Friday, March 09, 2007

More tiny contributions to society

101 Squadron records for the period before August 1948 are spotty, and one of the riddles has been which Avia S-199 Lionel Bloch, a South African volunteer, was flying when he perished near Quneitra, Syria on July 10, 1948.

Bloch chased a Syrian AT-6 (a Harvard for our Commonwealth friends, although this particular one had indeed once been a USAAF AT-6) over the Golan Heights. The agent of his demise has never been proven. All that's known for sure is that Bloch died and so did the Syrian tailgunner.

Did the Syrian tailgunner shoot him down? Did Bloch shoot his own propeller off (that was a nasty fault of the S-199s)? Did Bloch survive the landing to be killed on the ground?
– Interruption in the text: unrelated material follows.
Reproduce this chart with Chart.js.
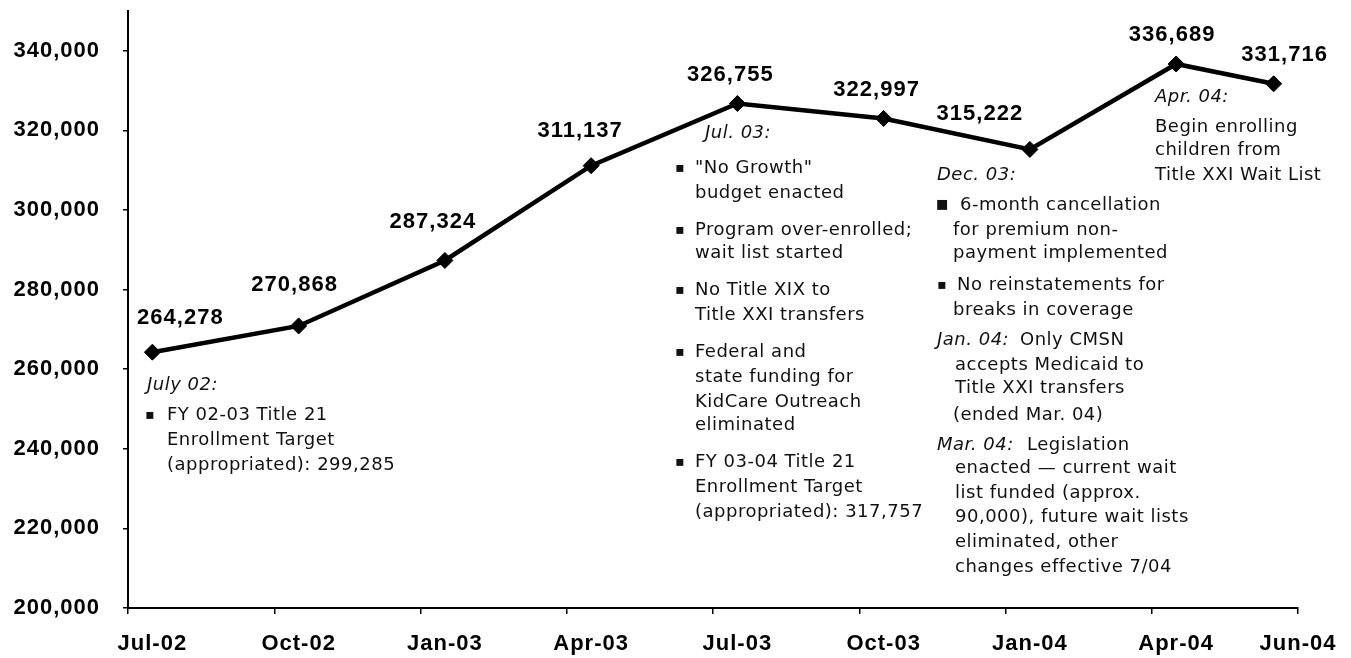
<!DOCTYPE html>
<html><head><meta charset="utf-8">
<script src="https://cdn.jsdelivr.net/npm/chart.js@4.4.1/dist/chart.umd.min.js"></script>
<style>html,body{margin:0;padding:0;background:#fff;overflow:hidden}canvas{display:block}</style>
</head><body>
<canvas id="c" width="1351" height="658"></canvas>
<script>
// ---- data ----
const observationMonths = ['2002-07','2002-10','2003-01','2003-04','2003-07','2003-10','2004-01','2004-04','2004-06'];
const enrollment = [264278, 270868, 287324, 311137, 326755, 322997, 315222, 336689, 331716];
const xTickLabels = ['Jul-02','Oct-02','Jan-03','Apr-03','Jul-03','Oct-03','Jan-04','Apr-04','Jun-04'];
const xTickMonths = [0, 3, 6, 9, 12, 15, 18, 21, 24];
const yTicks = [200000, 220000, 240000, 260000, 280000, 300000, 320000, 340000];

// ---- annotation texts ----
const noteJul02 = ['July 02:', 'FY 02-03 Title 21', 'Enrollment Target', '(appropriated): 299,285'];
const noteJul03 = ['Jul. 03:', '"No Growth"', 'budget enacted', 'Program over-enrolled;', 'wait list started',
  'No Title XIX to', 'Title XXI transfers', 'Federal and', 'state funding for', 'KidCare Outreach',
  'eliminated', 'FY 03-04 Title 21', 'Enrollment Target', '(appropriated): 317,757'];
const noteDec03 = ['Dec. 03:', '6-month cancellation', 'for premium non-', 'payment implemented',
  'No reinstatements for', 'breaks in coverage', 'Jan. 04:', 'Only CMSN', 'accepts Medicaid to',
  'Title XXI transfers', '(ended Mar. 04)', 'Mar. 04:', 'Legislation', 'enacted \u2014 current wait',
  'list funded (approx.', '90,000), future wait lists', 'eliminated, other', 'changes effective 7/04'];
const noteApr04 = ['Apr. 04:', 'Begin enrolling', 'children from', 'Title XXI Wait List'];

function monthIndex(s) { const [y, m] = s.split('-').map(Number); return (y - 2002) * 12 + (m - 7); }
const points = observationMonths.map((s, i) => ({ x: monthIndex(s) + 0.5, y: enrollment[i] }));

// ---- layout (pixels) ----
const labelOffsets = [[28,-34],[-4,-41],[-12,-39],[-11,-35],[-7,-29],[-7,-29],[-50,-35],[-4,-29],[11,-29]];
const NOTE_FONT = '18px "DejaVu Sans"';
const NOTE_IT = 'italic 18px "DejaVu Sans"';
// [text, x, y, italic]
const noteLayout = [
  [noteJul02[0],147,385,true],[noteJul02[1],167,415],[noteJul02[2],167,440],[noteJul02[3],167,465],
  [noteJul03[0],705,133,true],[noteJul03[1],695,168],[noteJul03[2],695,193],[noteJul03[3],695,230],
  [noteJul03[4],695,253],[noteJul03[5],695,290],[noteJul03[6],695,315],[noteJul03[7],695,352],
  [noteJul03[8],695,377],[noteJul03[9],695,402],[noteJul03[10],695,425],[noteJul03[11],695,462],
  [noteJul03[12],695,487],[noteJul03[13],695,512],
  [noteDec03[0],937,175,true],[noteDec03[1],960,205],[noteDec03[2],953,230],[noteDec03[3],953,253],
  [noteDec03[4],957,285],[noteDec03[5],953,310],[noteDec03[6],937,340,true],[noteDec03[7],1020,340],
  [noteDec03[8],955,365],[noteDec03[9],955,388],[noteDec03[10],953,415],[noteDec03[11],937,445,true],
  [noteDec03[12],1027,445],[noteDec03[13],955,468],[noteDec03[14],955,493],[noteDec03[15],955,517],
  [noteDec03[16],955,542],[noteDec03[17],955,567],
  [noteApr04[0],1155,97,true],[noteApr04[1],1155,127],[noteApr04[2],1155,150],[noteApr04[3],1155,175]
];
// [x, y, size]
const bullets = [[150,415,14],[680,168,14],[680,230,14],[680,290,14],[680,352,14],[680,462,14],
  [942,205,20],[942,285,14]];

const textPlugin = {
  id: 'texts',
  beforeDraw(chart) { chart.ctx.letterSpacing = '1px'; },
  afterDatasetsDraw(chart) {
    const ctx = chart.ctx;
    const meta = chart.getDatasetMeta(0);
    ctx.save();
    ctx.letterSpacing = '1px';
    ctx.font = 'bold 22px "Liberation Sans", Arial, sans-serif';
    ctx.fillStyle = '#000';
    ctx.textAlign = 'center';
    ctx.textBaseline = 'middle';
    meta.data.forEach((pt, i) => {
      const [dx, dy] = labelOffsets[i];
      ctx.fillText(enrollment[i].toLocaleString('en-US'), pt.x + dx, pt.y + dy);
    });
    ctx.restore();
  },
  afterDraw(chart) {
    const ctx = chart.ctx;
    ctx.save();
    ctx.letterSpacing = '0.5px';
    ctx.fillStyle = '#111';
    ctx.textAlign = 'left';
    ctx.textBaseline = 'middle';
    noteLayout.forEach(([t, x, y, it]) => {
      ctx.font = it ? NOTE_IT : NOTE_FONT;
      ctx.fillText(t, x, y);
    });
    ctx.letterSpacing = '0px';
    ctx.textAlign = 'center';
    bullets.forEach(([x, y, s]) => {
      ctx.font = s + 'px "DejaVu Sans"';
      ctx.fillText('\u25AA', x, y);
    });
    ctx.restore();
  }
};

new Chart(document.getElementById('c'), {
  type: 'line',
  data: {
    datasets: [{
      data: points,
      borderColor: '#000',
      backgroundColor: '#000',
      borderWidth: 4.5,
      pointStyle: 'rectRot',
      pointRadius: 8,
      pointBorderWidth: 1,
      pointBackgroundColor: '#000',
      pointBorderColor: '#000',
      tension: 0,
      xAxisID: 'x',
      yAxisID: 'y'
    }]
  },
  options: {
    responsive: false,
    devicePixelRatio: 1,
    animation: false,
    layout: { padding: { left: 0, right: 53, top: 11, bottom: 0 } },
    plugins: { legend: { display: false }, tooltip: { enabled: false } },
    scales: {
      x: {
        type: 'linear', position: 'bottom', min: 0, max: 24, weight: 0,
        afterBuildTicks: s => { s.ticks = xTickMonths.map(v => ({ value: v })); },
        ticks: { display: false },
        grid: { drawOnChartArea: false, drawTicks: true, tickLength: 6, color: '#000', lineWidth: 1.5 },
        border: { color: '#000', width: 2 },
        afterFit: s => { s.height = 6; s.paddingLeft = 0; s.paddingRight = 0; }
      },
      xl: {
        type: 'linear', position: 'bottom', min: 0, max: 24, weight: 1,
        afterBuildTicks: s => { s.ticks = xTickMonths.map(v => ({ value: Math.min(v + 0.5, 24) })); },
        ticks: {
          autoSkip: false, maxRotation: 0, minRotation: 0, padding: 9, color: '#000',
          font: { family: '"Liberation Sans", Arial, sans-serif', size: 22, weight: 'bold' },
          callback: (v, i) => xTickLabels[i]
        },
        grid: { display: false },
        border: { display: false },
        afterFit: s => { s.height = 44; s.paddingLeft = 0; s.paddingRight = 0; }
      },
      y: {
        type: 'linear', min: 200000, max: 350000,
        afterBuildTicks: s => { s.ticks = yTicks.map(v => ({ value: v })); },
        ticks: {
          color: '#000', padding: 23,
          font: { family: '"Liberation Sans", Arial, sans-serif', size: 22, weight: 'bold' },
          callback: v => Number(v).toLocaleString('en-US')
        },
        grid: { drawOnChartArea: false, drawTicks: true, tickLength: 5, color: '#000', lineWidth: 1.5 },
        border: { color: '#000', width: 2 },
        afterFit: s => { s.width = 128; s.paddingTop = 0; s.paddingBottom = 0; }
      }
    }
  },
  plugins: [textPlugin]
});
</script>
</body></html>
Syria handed Bloch's body over to Israel in 1949, but the IDF buried him as an unidentified soldier. Only in 1994, after DNA testing of the remains and of Bloch's brother, was the body identified. The IDF reburied Bloch with full military honours in Tel Aviv's Nachalat Yitzchak military cemetery, where Modi Alon rests as well.

For decades, historians have assumed that Bloch was flying aircraft serial number D-107. So did I, until Alex Yofe showed me a photo taken in December 1948 of the scavenged wreck of D-107. That photo will be in our upcoming book.

Able to eliminate D-107, I scrutinized all my squadron documents. I have the answer. I can prove beyond reasonable doubt which aircraft Bloch was flying. You'll have to buy the book to find out which.

Bonus information:

Elvi and Child One will be leaving on a one-week road trip to D.C. tomorrow.